Cleaned it all out nice, resivour, screen, lines,
cylinder, valve and controller. I found the screen loaded up with black stuff, and a few red paint chips. The paint chips have come off the inside off the resivour. The black stuff, who knows.
It does not seem to make any difference if I work the cylinder up and down a few times.
So my question is (are):
1- is my pump crapping out I and should replace?
I ran it over the winter with NO hydrofluid and it never screached or moaned or gave trouble. So, I think it's OK.
2- anybody else every have paint chipping off INSIDE the spoolers, res tank etc? and how to fix
3- hydraulic lines rotting out on the inside? anybody have any thoughts on that?

Again, I ran this about 15 hours with the no hydraulic fluid to the pump and it never gave trouble.

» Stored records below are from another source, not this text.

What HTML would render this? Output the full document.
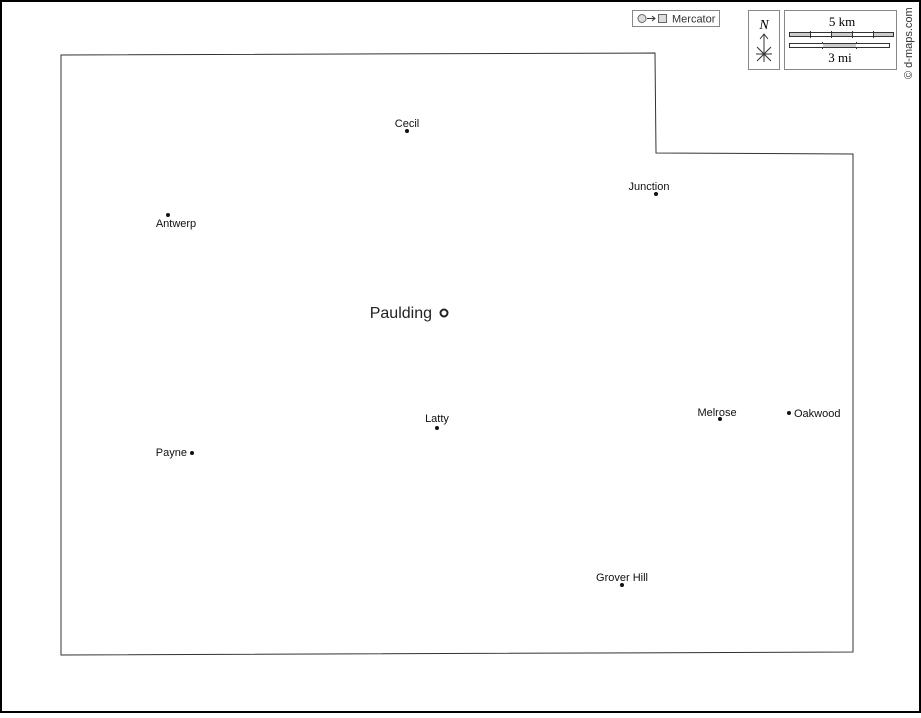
<!DOCTYPE html>
<html><head><style>
html,body{margin:0;padding:0;background:#fff}
body{width:921px;height:713px;overflow:hidden;font-family:"Liberation Sans",sans-serif}
</style></head><body>
<svg width="921" height="713" xmlns="http://www.w3.org/2000/svg" font-family="Liberation Sans, sans-serif">
<rect x="1" y="1" width="919" height="711" fill="#fff" stroke="#000" stroke-width="2"/>
<polygon points="61,55 655,53 656,153 853,154 853,652 61,655" fill="#fff" stroke="#333" stroke-width="1"/>
<!-- legend -->
<rect x="632.5" y="10.5" width="87" height="16" fill="#fff" stroke="#888"/>
<circle cx="642" cy="18.5" r="4" fill="#ddd" stroke="#666"/>
<line x1="647" y1="18.5" x2="655" y2="18.5" stroke="#333"/><path d="M652,16 L655,18.5 L652,21" fill="none" stroke="#333"/>
<rect x="658.5" y="14.5" width="8" height="8" fill="#ddd" stroke="#666"/>
<text x="672" y="22.5" font-size="11" fill="#333">Mercator</text>
<rect x="748.5" y="10.5" width="31" height="59" fill="#fff" stroke="#888"/>
<text x="764" y="29" font-size="14" font-style="italic" font-family="Liberation Serif, serif" text-anchor="middle">N</text>
<line x1="764" y1="34" x2="764" y2="62" stroke="#333"/>
<path d="M760,39 L764,34 L768,39" fill="none" stroke="#333"/>
<line x1="757" y1="47" x2="771" y2="61" stroke="#333"/><line x1="771" y1="47" x2="757" y2="61" stroke="#333"/>
<line x1="756" y1="54" x2="772" y2="54" stroke="#333"/>
<rect x="784.5" y="10.5" width="112" height="59" fill="#fff" stroke="#888"/>
<text x="842" y="26" font-size="13" font-family="Liberation Serif, serif" text-anchor="middle">5 km</text>
<rect x="789.5" y="32.5" width="104" height="4" fill="#fff" stroke="#333"/>
<rect x="790" y="33" width="20.5" height="3" fill="#ccc"/><rect x="831.5" y="33" width="20.5" height="3" fill="#ccc"/><rect x="873" y="33" width="20" height="3" fill="#ccc"/>
<g stroke="#333"><line x1="810.5" y1="31" x2="810.5" y2="38"/><line x1="831.5" y1="31" x2="831.5" y2="38"/><line x1="852.5" y1="31" x2="852.5" y2="38"/><line x1="873.5" y1="31" x2="873.5" y2="38"/>
<line x1="822.5" y1="42" x2="822.5" y2="49"/><line x1="856.5" y1="42" x2="856.5" y2="49"/></g>
<rect x="789.5" y="43.5" width="100" height="4" fill="#fff" stroke="#333"/>
<rect x="823" y="44" width="33" height="3" fill="#ccc"/>
<text x="840" y="62" font-size="13" font-family="Liberation Serif, serif" text-anchor="middle">3 mi</text>
<text transform="translate(912,79) rotate(-90)" font-size="11" fill="#333">© d-maps.com</text>
<!-- places -->
<g font-size="11" fill="#111">
<circle cx="407" cy="131" r="2"/><text x="407" y="127" text-anchor="middle">Cecil</text>
<circle cx="656" cy="194" r="2"/><text x="649" y="190" text-anchor="middle">Junction</text>
<circle cx="168" cy="215" r="2"/><text x="176" y="227" text-anchor="middle">Antwerp</text>
<circle cx="437" cy="428" r="2"/><text x="437" y="422" text-anchor="middle">Latty</text>
<circle cx="720" cy="419" r="2"/><text x="717" y="416" text-anchor="middle">Melrose</text>
<circle cx="789" cy="413" r="2"/><text x="794" y="417">Oakwood</text>
<circle cx="192" cy="453" r="2"/><text x="187" y="456" text-anchor="end">Payne</text>
<circle cx="622" cy="585" r="2"/><text x="622" y="581" text-anchor="middle">Grover Hill</text>
</g>
<circle cx="444" cy="313" r="3.5" fill="#fff" stroke="#222" stroke-width="2"/>
<text x="432" y="318" font-size="16" text-anchor="end" fill="#222">Paulding</text>
</svg>
</body></html>
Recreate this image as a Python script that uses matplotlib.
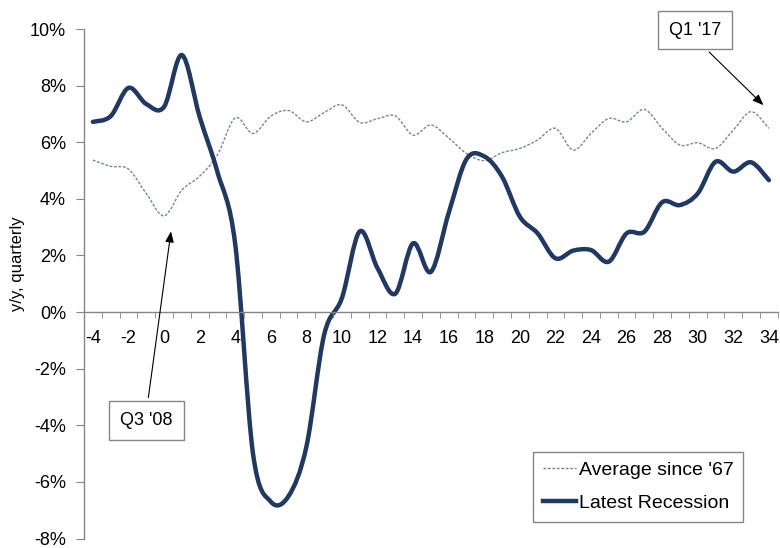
import numpy as np
import matplotlib
matplotlib.use('Agg')
import matplotlib.pyplot as plt
from matplotlib.path import Path
from matplotlib.patches import PathPatch
from matplotlib.lines import Line2D
from matplotlib.ticker import PercentFormatter, MultipleLocator

# quarters relative to recession start
quarters = list(range(-4, 35))

# y/y growth, %
latest_recession = [6.72, 6.92, 7.92, 7.35, 7.25, 9.08, 6.90, 4.95, 2.40, -5.00,
                    -6.70, -6.50, -4.76, -0.80, 0.50, 2.85, 1.55, 0.65, 2.43, 1.42,
                    3.50, 5.40, 5.50, 4.78, 3.37, 2.78, 1.90, 2.17, 2.19, 1.78,
                    2.78, 2.84, 3.88, 3.78, 4.19, 5.31, 4.96, 5.29, 4.66]
average_since_67 = [5.37, 5.15, 5.05, 4.19, 3.40, 4.31, 4.80, 5.55, 6.86, 6.31,
                    6.92, 7.12, 6.72, 7.05, 7.32, 6.70, 6.83, 6.93, 6.25, 6.61,
                    6.15, 5.60, 5.35, 5.63, 5.78, 6.08, 6.49, 5.72, 6.31, 6.84,
                    6.72, 7.16, 6.49, 5.90, 5.98, 5.78, 6.43, 7.08, 6.49]

navy = '#203864'
dotted = '#7a8599'
axis_grey = '#868686'

plt.rcParams['font.family'] = ['Liberation Sans', 'DejaVu Sans']
plt.rcParams['axes.unicode_minus'] = False


def smooth_path(xs, ys):
    # smoothed line through the points, like a spreadsheet "smoothed line"
    pts = np.column_stack([xs, ys]).astype(float)
    n = len(pts)
    verts = [pts[0]]
    codes = [Path.MOVETO]
    for i in range(n - 1):
        p0 = pts[i - 1] if i > 0 else pts[i]
        p1, p2 = pts[i], pts[i + 1]
        p3 = pts[i + 2] if i + 2 < n else pts[i + 1]
        verts += [p1 + (p2 - p0) / 6, p2 - (p3 - p1) / 6, p2]
        codes += [Path.CURVE4] * 3
    return Path(verts, codes)


fig = plt.figure(figsize=(7.8, 5.48), dpi=100)
ax = fig.add_axes([84 / 780, 1 - 538.5 / 548, (777.8 - 84) / 780, (538.5 - 29) / 548])

ax.add_patch(PathPatch(smooth_path(quarters, average_since_67), fill=False,
                       edgecolor=dotted, lw=1.0, ls=(0, (2, 1.2))))
ax.add_patch(PathPatch(smooth_path(quarters, latest_recession), fill=False,
                       edgecolor=navy, lw=3.2, capstyle='round', joinstyle='round'))

ax.set_xlim(-4.5, 34.5)
ax.set_ylim(-8, 10)

for s in ['top', 'right']:
    ax.spines[s].set_visible(False)
for s in ['left', 'bottom']:
    ax.spines[s].set_color(axis_grey)
    ax.spines[s].set_linewidth(1)
ax.spines['bottom'].set_position(('data', 0))

ax.yaxis.set_major_locator(MultipleLocator(2))
ax.yaxis.set_major_formatter(PercentFormatter(decimals=0))
ax.tick_params(axis='y', direction='out', length=6, color=axis_grey,
               labelsize=13, pad=7)

ax.set_xticks(range(-4, 35, 2))
ax.set_xticks(np.arange(-4.5, 35, 1), minor=True)
ax.tick_params(axis='x', which='major', length=0, labelsize=13, pad=13)
ax.tick_params(axis='x', which='minor', direction='out', length=4, color=axis_grey)

fig.text(18 / 780, 1 - 264 / 548, 'y/y, quarterly', rotation=90,
         ha='center', va='center', fontsize=12)

box = dict(boxstyle='square,pad=0.6', fc='white', ec=axis_grey, lw=1)
ax.annotate("Q3 '08", xy=(0.39, 2.85), xytext=(-0.99, -3.82), fontsize=13,
            ha='center', va='center', bbox=box, annotation_clip=False,
            arrowprops=dict(arrowstyle='-|>,head_length=0.5,head_width=0.2',
                            color='black', lw=0.8, relpos=(0.5, 1),
                            shrinkA=2, shrinkB=0))
ax.annotate("Q1 '17", xy=(33.69, 7.31), xytext=(29.87, 9.96), fontsize=13,
            ha='center', va='center', bbox=box, annotation_clip=False,
            arrowprops=dict(arrowstyle='-|>,head_length=0.5,head_width=0.2',
                            color='black', lw=0.8, relpos=(0.5, 0),
                            shrinkA=2, shrinkB=0))

handles = [Line2D([], [], color=dotted, lw=1.0, ls=(0, (2, 1.2))),
           Line2D([], [], color=navy, lw=3.2)]
leg = ax.legend(handles, ["Average since '67", 'Latest Recession'],
                loc='upper left', bbox_to_anchor=(533.3 / 780, 1 - 451.7 / 548),
                bbox_transform=fig.transFigure, borderaxespad=0, fontsize=14,
                handlelength=1.7, handletextpad=0.15, labelspacing=0.8,
                borderpad=0.5, fancybox=False, framealpha=1)
leg.get_frame().set_edgecolor(axis_grey)
leg.get_frame().set_linewidth(1)

fig.savefig('out.png', dpi=100)
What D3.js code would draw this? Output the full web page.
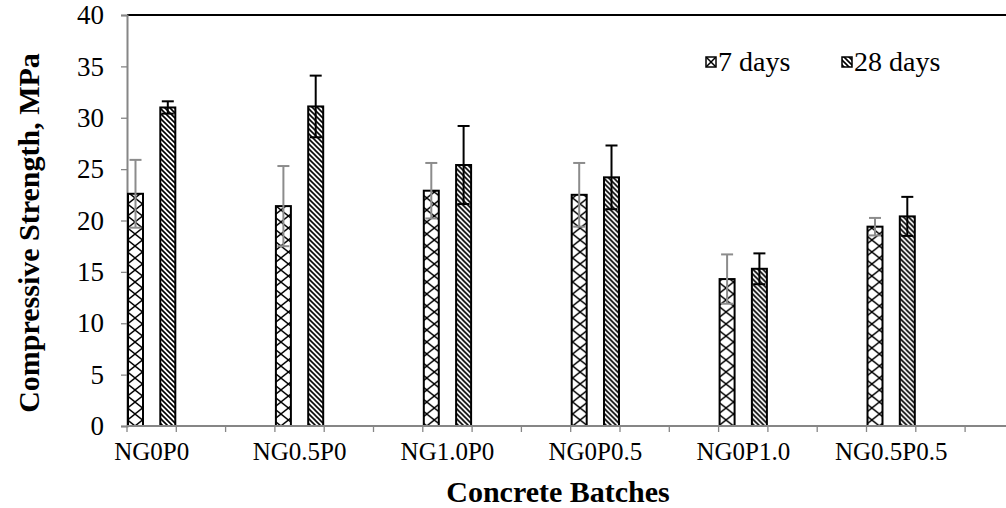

Any guidance here is most appreciated
tx
d
 
Whoa, running a pump with no oil. I hate to run them even a few minutes when they don't prime. Second, what condition is the ORFICE screen in the regulator valve assembly. That is the little jewel that passes the fluid through that tiny orfice to keep regulator piston down on ball keeping it open for low pressure standby. If insufficient fluid flows through the piston will move up, ball seats, system goes on pressure, the increase pressure forces more oil through the orfice and the piston again opens the ball, system goes back on low pressure standby. I usually, (not always) drilled them out a little as the newer orfices were larger. Went from .024 ti .031 but with wear in system I have gone over .040 on some.
 
Pete is absolutely correct. Good luck, and it is a miracle that it makes pressure at all if run W/no oil. Jim
 
Hi and thanks again- to be clear-I drained the fluid out in the woods because the pipe under my seat broke, squirting me with hot fluid( last December)and drove it home, 400 yards. Guy at Case IH said NO Problem to run it some with just residual fluid in pump. System NEVER made pressure, but it did not growl/howl screach and bog down the engine. I ran it maybe 4 hours over winter like that to reload wood shed. All ran fine no issues.
Drawbar chained up for use.
I had the system all part a couple weeks ago and all was very clean when reassembled. That screen was clean, all cleaned up nice in parts tanks.
I did find paint chips and black stuff, hence my question about hoses rotting from the inside and paint chips.
We will talk more about drilling it out later.
Is there someone (not dealer) who rebuilds these things?
thanks again
 
ok its apart- the orifice looks clean and open; that is the "safety valve orifice screen and plug" as indicated in the I&T shop manual. I that the hole to open up?
tx
 
Yes that is the orfice. If it is marked .024 drill it out to at least .031 as that is what the new ones have been for fifty years, since introduction of 4 & 560 series tractors. If it happens to have a roll pin with ball then it is the intermediate one. Get rid of the roll pin and ball. If you drill too far system will not develop pressure so you have to use wire gauge drill as that is very small. Cut end of screen off, clean out good and roll screen up to seal end. New orfices are over $50 if memory serves me well.
 
WOW That seems to have worked just fine. Ran for about 3 hours to test, no problems. It does seem to run a little easier with the lift engaged:
i.e. when lift the drawbar, the engine rpm goes up.
Is that normal?
It makes sense it would.

Orifice is marked 2, took it up to 0.031" ;and they are about $80 local, priced a couple months ago.
thanks again
dave
 
The system maintains a standby pressure of about 60 psi. If when you move the control valve the pressure necessary to move the cylinder is less than 60 psi the pressure in the system will drop and there will be less load on the engine.